On a recent afternoon, a man practiced his golf swings, a group fished off a pier, and a lizard darted across a trail and into a clump of wildflowers, all apparently unaware of the storm gathering around the future of this waterfront habitat.
State Sen. Mark Leno’s Senate Bill 792 would give the State Lands Commission and State Parks Department the authority to negotiate an exchange of 42 acres in the park for patches of land on the former Hunters Point Naval Shipyard, allowing Lennar Corp. to build condos in the state park and reducing Bayview’s only major open space by 25 percent.

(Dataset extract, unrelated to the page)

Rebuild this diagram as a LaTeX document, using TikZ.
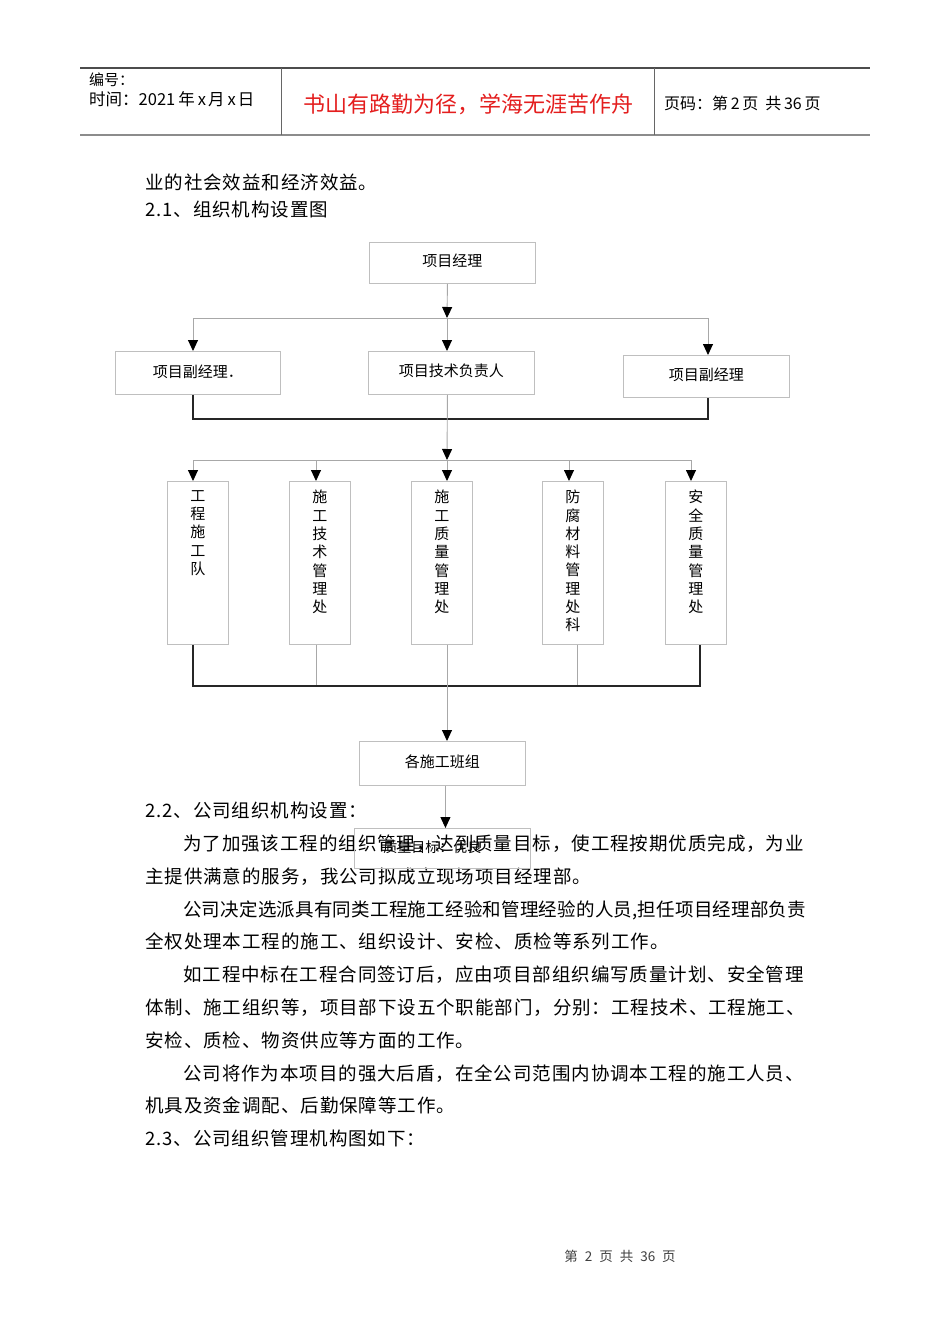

Leno claims that SB 792 "will help realize one of the few remaining opportunities for large-scale affordable housing, parks, open space, and economic development in San Francisco by authorizing a key public-private land exchange necessary for the development of Hunters Point/Candlestick Park."
"A lot of this property is dirt, and much of it is used by the 49ers for parking. It’s not high quality park land," Leno told the Guardian.
In addition to adding some amendments suggested by the Sierra Club, Leno said state and federal agencies must approve the deal, which would also require a full environmental impact report. "There will be no environmental shortcutting," Leno said.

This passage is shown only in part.